2011 Disney animated Christmas special

Prep & Landing: Naughty vs. Nice is an American animated television special, produced by Walt Disney Animation Studios, and directed by Kevin Deters and Stevie Wermers-Skelton. It aired on December 5, 2011, on the ABC TV channel. The special is the second 22-minute Christmas special, and the fourth short film in the Prep & Landing series, after Prep & Landing, Tiny's Big Adventure, and Operation: Secret Santa. Another 22-minute special, Prep & Landing: The Snowball Protocol, was released on November 27, 2025 (Thanksgiving night) on Disney Channel, the first of the series to debut via that channel.

== Plot ==
The beginning of the special introduces the Coal Elf Brigade, a special unit of Christmas elves responsible for delivering lumps of coal to naughty children. While seeming cruel to some, the brigade adds small, encouraging notes in an attempt to steer the children back to the nice list.

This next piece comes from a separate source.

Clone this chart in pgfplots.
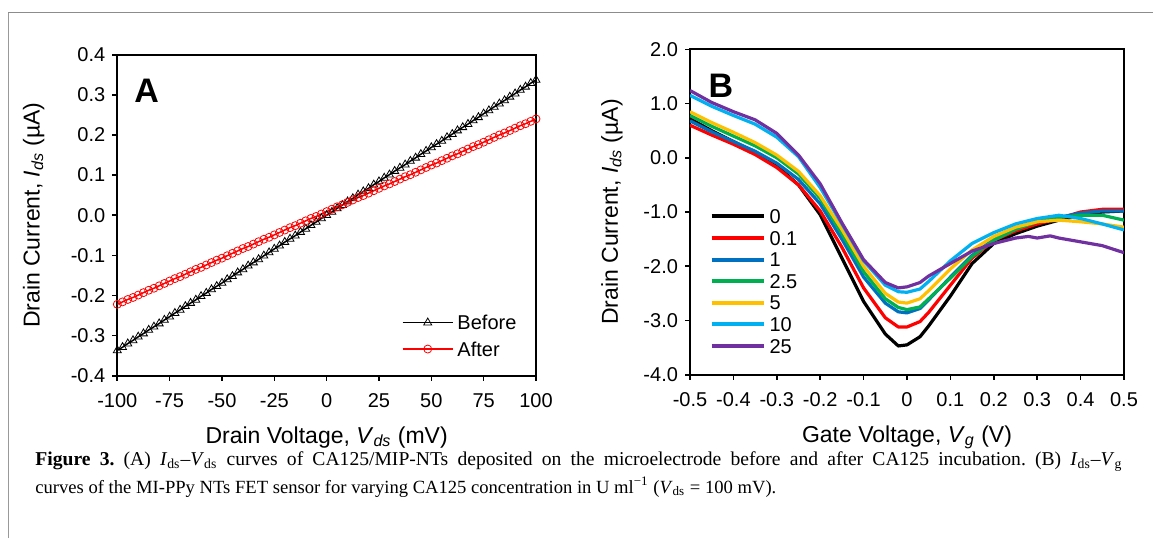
\documentclass[border=0pt]{standalone}
\usepackage{pgfplots}
\pgfplotsset{compat=1.18}
\usepackage{fontspec}
\setmainfont{Liberation Sans}
\newfontfamily\capfont{Liberation Serif}
\definecolor{xred}{RGB}{255,0,0}
\definecolor{xblue}{RGB}{0,112,192}
\definecolor{xgreen}{RGB}{0,176,80}
\definecolor{xgold}{RGB}{255,192,0}
\definecolor{xcyan}{RGB}{0,176,240}
\definecolor{xpurple}{RGB}{112,48,160}

\pgfplotsset{
  figstyle/.style={
    scale only axis, anchor=south west,
    axis line style={line width=1pt},
    tick style={line width=0.8pt, black},
    major tick length=2.5pt, tick align=outside,
    xtick pos=left, ytick pos=left,
    /pgf/number format/assume math mode=true,
    ticklabel style={font=\fontsize{10}{12}\selectfont},
    xticklabel style={yshift=-3pt},
    label style={font=\fontsize{11.5}{13}\selectfont},
    legend style={draw=none, fill=none, inner sep=0pt, row sep=0pt,
      font=\fontsize{10}{12}\selectfont,
      nodes={inner sep=0pt, text height=7.2pt, text depth=0pt},
      /tikz/every odd column/.append style={column sep=2pt}},
    legend cell align=left,
  },
}

\begin{document}
\frenchspacing
\begin{tikzpicture}
\begin{scope}[x=0.5pt, y=-0.5pt]
  \path[use as bounding box] (0,0) rectangle (1153,538);
  \draw[black!40, line width=0.8pt] (8.3,538) -- (8.3,12.3);
  \draw[black!45, line width=0.8pt] (8.3,12.3) -- (1153,12.3);
  \coordinate (pa) at (117.3,375.7);
  \coordinate (pb) at (690,374.7);
\end{scope}

% panel A
\begin{axis}[figstyle, at={(pa)}, width=209.35pt, height=160.5pt,
  xmin=-100, xmax=100, ymin=-0.4, ymax=0.4,
  xtick={-100,-75,-50,-25,0,25,50,75,100},
  xticklabels={-100,-75,-50,-25,0,25,50,75,100},
  ytick={-0.4,-0.3,-0.2,-0.1,0,0.1,0.2,0.3,0.4},
  yticklabels={-0.4,-0.3,-0.2,-0.1,0.0,0.1,0.2,0.3,0.4},
  xlabel={Drain Voltage, \textit{V}\textsubscript{\textit{ds}} (mV)},
  ylabel={Drain Current, \textit{I}\textsubscript{\textit{ds}} (µA)},
  x label style={at={(axis description cs:0.5,-0.192)}, anchor=center},
  y label style={at={(axis description cs:-0.2,0.5)}, anchor=center, rotate=0},
  legend style={at={(axis description cs:0.679,0.189)}, anchor=north west, row sep=6pt},
  legend image code/.code={\draw[mark repeat=2,mark phase=2,#1] plot coordinates {(0pt,0pt) (12.5pt,0pt) (25pt,0pt)};},
]
\addplot[black, line width=0.75pt, mark=triangle, mark size=2.3pt, mark options={line width=0.4pt}] coordinates {
(-100,-0.337) (-97.5,-0.329) (-95,-0.320) (-92.5,-0.312) (-90,-0.303) (-87.5,-0.295) (-85,-0.286) (-82.5,-0.278)
(-80,-0.270) (-77.5,-0.261) (-75,-0.253) (-72.5,-0.244) (-70,-0.236) (-67.5,-0.227) (-65,-0.219) (-62.5,-0.211)
(-60,-0.202) (-57.5,-0.194) (-55,-0.185) (-52.5,-0.177) (-50,-0.169) (-47.5,-0.160) (-45,-0.152) (-42.5,-0.143)
(-40,-0.135) (-37.5,-0.126) (-35,-0.118) (-32.5,-0.110) (-30,-0.101) (-27.5,-0.093) (-25,-0.084) (-22.5,-0.076)
(-20,-0.067) (-17.5,-0.059) (-15,-0.051) (-12.5,-0.042) (-10,-0.034) (-7.5,-0.025) (-5,-0.017) (-2.5,-0.008)
(0,0.000) (2.5,0.008) (5,0.017) (7.5,0.025) (10,0.034) (12.5,0.042) (15,0.051) (17.5,0.059)
(20,0.067) (22.5,0.076) (25,0.084) (27.5,0.093) (30,0.101) (32.5,0.110) (35,0.118) (37.5,0.126)
(40,0.135) (42.5,0.143) (45,0.152) (47.5,0.160) (50,0.169) (52.5,0.177) (55,0.185) (57.5,0.194)
(60,0.202) (62.5,0.211) (65,0.219) (67.5,0.227) (70,0.236) (72.5,0.244) (75,0.253) (77.5,0.261)
(80,0.270) (82.5,0.278) (85,0.286) (87.5,0.295) (90,0.303) (92.5,0.312) (95,0.320) (97.5,0.329) (100,0.337)
};
\addlegendentry{Before}
\addplot[xred, line width=0.75pt, mark=o, mark size=2pt, mark options={line width=0.4pt}] coordinates {
(-100,-0.222) (-97.5,-0.216) (-95,-0.210) (-92.5,-0.205) (-90,-0.199) (-87.5,-0.193) (-85,-0.187) (-82.5,-0.182)
(-80,-0.176) (-77.5,-0.170) (-75,-0.164) (-72.5,-0.158) (-70,-0.153) (-67.5,-0.147) (-65,-0.141) (-62.5,-0.135)
(-60,-0.130) (-57.5,-0.124) (-55,-0.118) (-52.5,-0.112) (-50,-0.107) (-47.5,-0.101) (-45,-0.095) (-42.5,-0.089)
(-40,-0.083) (-37.5,-0.078) (-35,-0.072) (-32.5,-0.066) (-30,-0.060) (-27.5,-0.055) (-25,-0.049) (-22.5,-0.043)
(-20,-0.037) (-17.5,-0.031) (-15,-0.026) (-12.5,-0.020) (-10,-0.014) (-7.5,-0.008) (-5,-0.003) (-2.5,0.003)
(0,0.009) (2.5,0.015) (5,0.021) (7.5,0.026) (10,0.032) (12.5,0.038) (15,0.044) (17.5,0.049)
(20,0.055) (22.5,0.061) (25,0.067) (27.5,0.073) (30,0.078) (32.5,0.084) (35,0.090) (37.5,0.096)
(40,0.101) (42.5,0.107) (45,0.113) (47.5,0.119) (50,0.125) (52.5,0.130) (55,0.136) (57.5,0.142)
(60,0.148) (62.5,0.153) (65,0.159) (67.5,0.165) (70,0.171) (72.5,0.176) (75,0.182) (77.5,0.188)
(80,0.194) (82.5,0.200) (85,0.205) (87.5,0.211) (90,0.217) (92.5,0.223) (95,0.228) (97.5,0.234) (100,0.240)
};
\addlegendentry{After}
\node[font=\fontsize{17}{18}\bfseries\selectfont] at (axis cs:-86,0.310) {A};
\end{axis}

% panel B
\begin{axis}[figstyle, at={(pb)}, width=217pt, height=162.7pt,
  xmin=-0.5, xmax=0.5, ymin=-4, ymax=2,
  xtick={-0.5,-0.4,-0.3,-0.2,-0.1,0,0.1,0.2,0.3,0.4,0.5},
  xticklabels={-0.5,-0.4,-0.3,-0.2,-0.1,0,0.1,0.2,0.3,0.4,0.5},
  ytick={-4,-3,-2,-1,0,1,2},
  yticklabels={-4.0,-3.0,-2.0,-1.0,0.0,1.0,2.0},
  xlabel={Gate Voltage, \textit{V}\textsubscript{\textit{g}} (V)},
  ylabel={Drain Current, \textit{I}\textsubscript{\textit{ds}} (µA)},
  x label style={at={(axis description cs:0.5,-0.192)}, anchor=center},
  y label style={at={(axis description cs:-0.18,0.5)}, anchor=center, rotate=0},
  legend style={at={(axis description cs:0.044,0.51)}, anchor=north west, row sep=3.6pt},
  legend image code/.code={\draw[#1, line width=2pt] (0pt,0pt) -- (26pt,0pt);},
  every axis plot/.append style={line width=1.6pt, line join=round},
]
\addplot[black] coordinates {(-0.5,0.72) (-0.45,0.50) (-0.4,0.30) (-0.35,0.10) (-0.3,-0.15) (-0.25,-0.50) (-0.2,-1.05) (-0.15,-1.85) (-0.1,-2.65) (-0.05,-3.25) (-0.02,-3.47) (0,-3.45) (0.03,-3.30) (0.05,-3.10) (0.1,-2.55) (0.15,-1.95) (0.2,-1.58) (0.25,-1.40) (0.3,-1.26) (0.35,-1.15) (0.4,-1.06) (0.45,-1.0) (0.5,-0.98)};
\addlegendentry{0}
\addplot[xred] coordinates {(-0.5,0.60) (-0.45,0.42) (-0.4,0.25) (-0.35,0.06) (-0.3,-0.18) (-0.25,-0.50) (-0.2,-0.98) (-0.15,-1.65) (-0.1,-2.40) (-0.05,-2.95) (-0.02,-3.12) (0,-3.12) (0.03,-3.02) (0.05,-2.85) (0.1,-2.35) (0.15,-1.85) (0.2,-1.52) (0.25,-1.35) (0.3,-1.22) (0.35,-1.12) (0.4,-1.0) (0.45,-0.95) (0.5,-0.95)};
\addlegendentry{0.1}
\addplot[xblue] coordinates {(-0.5,0.68) (-0.45,0.48) (-0.4,0.30) (-0.35,0.12) (-0.3,-0.10) (-0.25,-0.40) (-0.2,-0.85) (-0.15,-1.50) (-0.1,-2.20) (-0.05,-2.68) (-0.02,-2.84) (0,-2.86) (0.03,-2.78) (0.05,-2.62) (0.1,-2.20) (0.15,-1.80) (0.2,-1.50) (0.25,-1.30) (0.3,-1.18) (0.35,-1.10) (0.4,-1.02) (0.45,-0.98) (0.5,-0.98)};
\addlegendentry{1}
\addplot[xgreen] coordinates {(-0.5,0.78) (-0.45,0.58) (-0.4,0.40) (-0.35,0.22) (-0.3,0.0) (-0.25,-0.30) (-0.2,-0.75) (-0.15,-1.40) (-0.1,-2.10) (-0.05,-2.60) (-0.02,-2.76) (0,-2.80) (0.03,-2.75) (0.05,-2.60) (0.1,-2.22) (0.15,-1.82) (0.2,-1.52) (0.25,-1.32) (0.3,-1.18) (0.35,-1.10) (0.4,-1.06) (0.45,-1.06) (0.5,-1.15)};
\addlegendentry{2.5}
\addplot[xgold] coordinates {(-0.5,0.85) (-0.45,0.65) (-0.4,0.47) (-0.35,0.28) (-0.3,0.05) (-0.25,-0.25) (-0.2,-0.70) (-0.15,-1.32) (-0.1,-2.00) (-0.05,-2.50) (-0.02,-2.66) (0,-2.68) (0.03,-2.60) (0.05,-2.45) (0.1,-2.05) (0.15,-1.70) (0.2,-1.45) (0.25,-1.28) (0.3,-1.18) (0.35,-1.15) (0.4,-1.18) (0.45,-1.22) (0.5,-1.28)};
\addlegendentry{5}
\addplot[xcyan] coordinates {(-0.5,1.15) (-0.45,0.95) (-0.4,0.78) (-0.35,0.62) (-0.3,0.38) (-0.25,0.02) (-0.2,-0.55) (-0.15,-1.22) (-0.1,-1.90) (-0.05,-2.35) (-0.02,-2.47) (0,-2.48) (0.03,-2.42) (0.05,-2.28) (0.1,-1.90) (0.15,-1.58) (0.2,-1.38) (0.25,-1.22) (0.3,-1.12) (0.35,-1.06) (0.4,-1.12) (0.45,-1.22) (0.5,-1.33)};
\addlegendentry{10}
\addplot[xpurple] coordinates {(-0.5,1.24) (-0.45,1.02) (-0.4,0.85) (-0.35,0.70) (-0.3,0.45) (-0.25,0.05) (-0.2,-0.48) (-0.15,-1.20) (-0.1,-1.88) (-0.05,-2.30) (-0.02,-2.40) (0,-2.38) (0.03,-2.30) (0.05,-2.18) (0.1,-1.95) (0.15,-1.72) (0.2,-1.58) (0.25,-1.48) (0.28,-1.45) (0.3,-1.48) (0.33,-1.44) (0.35,-1.48) (0.4,-1.55) (0.45,-1.62) (0.5,-1.75)};
\addlegendentry{25}
\node[font=\fontsize{17}{18}\bfseries\selectfont] at (axis cs:-0.429,1.33) {B};
\end{axis}

\begin{scope}[x=0.5pt, y=-0.5pt]
  \node[anchor=west, inner sep=0pt, font=\capfont\fontsize{9.8}{11}\selectfont] at (35,462)
    {\makebox[543.5pt][s]{\textbf{Figure 3.} (A) \textit{I}\textsubscript{ds}–\textit{V}\textsubscript{ds} curves of CA125/MIP-NTs deposited on the microelectrode before and after CA125 incubation. (B) \textit{I}\textsubscript{ds}–\textit{V}\textsubscript{g}}};
  \node[anchor=west, inner sep=0pt, font=\capfont\fontsize{9.3}{11}\selectfont] at (35,487)
    {curves of the MI-PPy NTs FET sensor for varying CA125 concentration in U ml\textsuperscript{−1} (\textit{V}\textsubscript{ds} = 100 mV).};
\end{scope}
\end{tikzpicture}
\end{document}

With Christmas Day approaching, Wayne and Lanny race to recover classified North Pole technology that has fallen into the hands of a hacker identified only as "jinglesmell1337". Desperate to prevent Christmas from descending into chaos, Wayne is assigned his younger brother Noel, an expert in naughty children and member of the Coal Elf Brigade. Reluctant to take Noel along with him, Wayne relents, and Noel joins the Prep & Landing team on the mission. During the trip, Noel and Wayne reminisce about their childhood, when they worked together far better than they do now. As the trio arrives at the hacker's house, Wayne sets off a booby trap, imperiling the entire team; Noel manages to defend himself, Wayne takes a particular beating from the trap's various mechanisms, and Lanny makes it into the hacker's room, only to be captured.

The hacker then reveals herself to be a child named Grace Goodwin. Her mission is to get herself off the naughty list, believing that she had been set up by her toddler brother, Gabriel, who had destroyed her favorite toy and ruined her chances to ask Santa for a new one by his crying. After Lanny suggests using the "magic word" to get the password for the device that will get her off the list, she does just that: using the word "please" as the password. At first, she appears successful in changing her status. Meanwhile, Wayne is particularly bitter at being "shown up" by his younger brother, prompting a fight in the street in front of Grace's house. Noel throws what he had intended to give Wayne as a Christmas present at him: a toy sled that Wayne had wanted as a kid but was never able to get. This prompts Wayne to reconcile with Noel and carry out the mission. Grace, watching the whole argument as it unfolds, learns a powerful lesson and a newfound appreciation for her younger brother.

Wayne then receives a call from Magee who tells him that the device is causing bigger problems by transferring every child to the naughty list, and Mr. Thistleton can't access the device to fix it. Wayne tells them that the antenna is broken. Mr. Thistleton tells him to fix it by attaching it to a powerful antenna to reverse the damage. Grace assists the elves and apologizes for being naughty. Noel and Wayne climb to the top of the building, and realize that they cannot go near the antenna due to electric hazards, so they work together to launch the calculator to it, restoring the connection and reversing the damage, saving Christmas.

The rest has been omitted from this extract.